On the other hand, the Theory of the Big Bang (upon which) the Theory of Dark Energy rests) casts itself as The Origin of the Universe and as a predictive and a historically exact physical theory right down not only to The First Three Minutes but right down to the first 10^-50 seconds, 10^-100 seconds; however small you like. Meanwhile, the smallest time interval ever physically measured is about 10^-25 seconds.

If we are to stay in the realm of physical science; then we must stay approximately within the realm of physical measurements. If we stray outside of the realm of physical measurements by maybe 10^25 orders of magnitude; then we have definitely entered the realm of very exact mathematically fantasy. (pg 136-137)

The theory of evolution never enters the realm of fantasy science; because it sticks to the data and it sticks to the realm of description and does not go into the predictive realm or the historic realm of mathematical fantasy.

In fact, we've even found the binary companion that gave rise to the 1572 supernova!

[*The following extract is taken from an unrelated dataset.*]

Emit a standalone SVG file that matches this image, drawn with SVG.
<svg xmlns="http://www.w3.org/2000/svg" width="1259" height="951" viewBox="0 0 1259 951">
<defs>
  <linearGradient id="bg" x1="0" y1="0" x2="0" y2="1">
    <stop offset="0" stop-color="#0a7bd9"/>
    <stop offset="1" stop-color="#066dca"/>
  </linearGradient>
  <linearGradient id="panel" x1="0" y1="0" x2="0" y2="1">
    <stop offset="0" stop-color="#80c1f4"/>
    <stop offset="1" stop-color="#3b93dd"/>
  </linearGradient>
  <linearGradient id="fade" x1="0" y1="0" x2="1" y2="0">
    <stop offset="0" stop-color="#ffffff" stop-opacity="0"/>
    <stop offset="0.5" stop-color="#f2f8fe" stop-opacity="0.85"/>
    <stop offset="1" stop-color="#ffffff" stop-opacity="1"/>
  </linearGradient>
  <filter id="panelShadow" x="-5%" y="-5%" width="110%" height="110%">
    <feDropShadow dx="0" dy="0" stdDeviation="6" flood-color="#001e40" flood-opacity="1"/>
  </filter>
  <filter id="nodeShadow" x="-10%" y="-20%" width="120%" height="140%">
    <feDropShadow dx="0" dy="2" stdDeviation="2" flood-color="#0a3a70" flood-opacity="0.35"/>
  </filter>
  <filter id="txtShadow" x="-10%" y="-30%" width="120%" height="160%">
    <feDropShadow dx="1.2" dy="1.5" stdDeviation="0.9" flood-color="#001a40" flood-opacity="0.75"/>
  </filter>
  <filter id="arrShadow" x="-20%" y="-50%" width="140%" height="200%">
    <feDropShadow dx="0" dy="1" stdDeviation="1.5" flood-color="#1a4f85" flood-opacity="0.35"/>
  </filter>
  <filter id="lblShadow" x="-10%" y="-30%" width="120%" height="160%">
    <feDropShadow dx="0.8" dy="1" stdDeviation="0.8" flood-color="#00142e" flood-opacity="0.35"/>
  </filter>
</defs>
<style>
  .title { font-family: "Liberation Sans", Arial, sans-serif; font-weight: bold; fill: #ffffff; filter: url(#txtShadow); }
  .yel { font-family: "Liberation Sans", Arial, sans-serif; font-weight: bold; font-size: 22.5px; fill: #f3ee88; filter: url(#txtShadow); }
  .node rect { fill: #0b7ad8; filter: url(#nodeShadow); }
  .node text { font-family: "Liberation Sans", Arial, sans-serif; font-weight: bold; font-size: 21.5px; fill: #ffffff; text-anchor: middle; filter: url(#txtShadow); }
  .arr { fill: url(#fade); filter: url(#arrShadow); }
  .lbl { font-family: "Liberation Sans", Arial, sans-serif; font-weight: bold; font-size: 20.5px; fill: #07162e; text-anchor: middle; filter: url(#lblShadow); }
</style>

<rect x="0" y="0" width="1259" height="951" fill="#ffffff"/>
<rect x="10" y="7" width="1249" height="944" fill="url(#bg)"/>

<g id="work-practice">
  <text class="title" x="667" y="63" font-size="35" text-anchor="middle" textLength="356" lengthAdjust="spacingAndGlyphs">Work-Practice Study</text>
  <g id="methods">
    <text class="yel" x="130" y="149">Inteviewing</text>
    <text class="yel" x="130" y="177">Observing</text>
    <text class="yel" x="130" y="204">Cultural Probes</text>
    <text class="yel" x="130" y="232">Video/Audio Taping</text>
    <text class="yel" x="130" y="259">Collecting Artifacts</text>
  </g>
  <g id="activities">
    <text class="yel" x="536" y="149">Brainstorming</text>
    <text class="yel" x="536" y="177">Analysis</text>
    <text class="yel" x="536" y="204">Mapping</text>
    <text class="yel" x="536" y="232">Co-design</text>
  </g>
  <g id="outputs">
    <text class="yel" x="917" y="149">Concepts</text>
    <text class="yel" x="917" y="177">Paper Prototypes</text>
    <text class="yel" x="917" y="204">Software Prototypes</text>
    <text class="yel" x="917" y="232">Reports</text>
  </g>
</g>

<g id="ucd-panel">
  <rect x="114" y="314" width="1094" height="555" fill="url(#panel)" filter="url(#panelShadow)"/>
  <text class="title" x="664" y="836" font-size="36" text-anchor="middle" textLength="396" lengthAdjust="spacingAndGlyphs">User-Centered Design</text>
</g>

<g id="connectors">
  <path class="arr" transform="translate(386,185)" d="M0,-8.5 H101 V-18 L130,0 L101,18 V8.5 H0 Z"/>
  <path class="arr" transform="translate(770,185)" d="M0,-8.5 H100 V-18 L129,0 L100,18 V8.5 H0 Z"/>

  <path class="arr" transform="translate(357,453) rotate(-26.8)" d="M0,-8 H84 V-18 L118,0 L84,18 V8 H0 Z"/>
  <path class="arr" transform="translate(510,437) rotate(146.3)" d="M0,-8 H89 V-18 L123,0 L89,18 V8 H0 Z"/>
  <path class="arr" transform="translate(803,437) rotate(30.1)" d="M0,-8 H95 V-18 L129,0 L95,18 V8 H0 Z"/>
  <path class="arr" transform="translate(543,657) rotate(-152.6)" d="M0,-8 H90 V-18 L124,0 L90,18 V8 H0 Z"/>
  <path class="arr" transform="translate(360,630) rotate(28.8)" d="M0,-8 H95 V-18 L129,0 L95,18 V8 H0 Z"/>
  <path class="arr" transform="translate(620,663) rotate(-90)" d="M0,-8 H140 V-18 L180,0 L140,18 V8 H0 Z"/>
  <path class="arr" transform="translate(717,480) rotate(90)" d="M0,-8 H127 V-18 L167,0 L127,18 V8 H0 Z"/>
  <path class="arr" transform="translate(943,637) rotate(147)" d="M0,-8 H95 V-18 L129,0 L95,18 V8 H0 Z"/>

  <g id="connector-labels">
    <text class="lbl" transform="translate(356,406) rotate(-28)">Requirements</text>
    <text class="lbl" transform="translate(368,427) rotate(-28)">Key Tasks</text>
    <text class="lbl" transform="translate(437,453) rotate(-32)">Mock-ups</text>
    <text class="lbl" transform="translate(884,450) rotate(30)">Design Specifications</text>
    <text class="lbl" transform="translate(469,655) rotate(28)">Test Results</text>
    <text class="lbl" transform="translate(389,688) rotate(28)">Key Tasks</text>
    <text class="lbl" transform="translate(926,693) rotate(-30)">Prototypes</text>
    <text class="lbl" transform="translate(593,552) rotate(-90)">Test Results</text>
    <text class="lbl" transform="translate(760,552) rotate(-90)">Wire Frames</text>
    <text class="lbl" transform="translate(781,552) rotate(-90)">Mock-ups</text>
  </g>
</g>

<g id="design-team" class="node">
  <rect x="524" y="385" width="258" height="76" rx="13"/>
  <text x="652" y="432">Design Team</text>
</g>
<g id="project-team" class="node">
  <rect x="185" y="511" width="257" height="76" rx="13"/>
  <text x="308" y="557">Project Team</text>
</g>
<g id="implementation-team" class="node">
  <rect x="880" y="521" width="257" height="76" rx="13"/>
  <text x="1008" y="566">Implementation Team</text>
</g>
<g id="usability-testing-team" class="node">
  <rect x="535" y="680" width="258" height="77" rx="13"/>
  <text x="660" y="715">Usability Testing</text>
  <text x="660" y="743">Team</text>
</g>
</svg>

I know I'm coming way too late to this comment game, but--- I would still leave that companion as very much in the "maybe, candidate" category. I was working on an observational proposal my last year before I scattered out of the field that would have either added weight for or against this candidate. (It was depressing. The telescope was not oversubscribed, *and* the proposal was ranked in the top 25% of all proposals to that telescope. But we were given no time. Sigh. There are so many ways to get screwed.) It may well be that this star is just a random thick disk star that happens to be tooling through the neighborhood.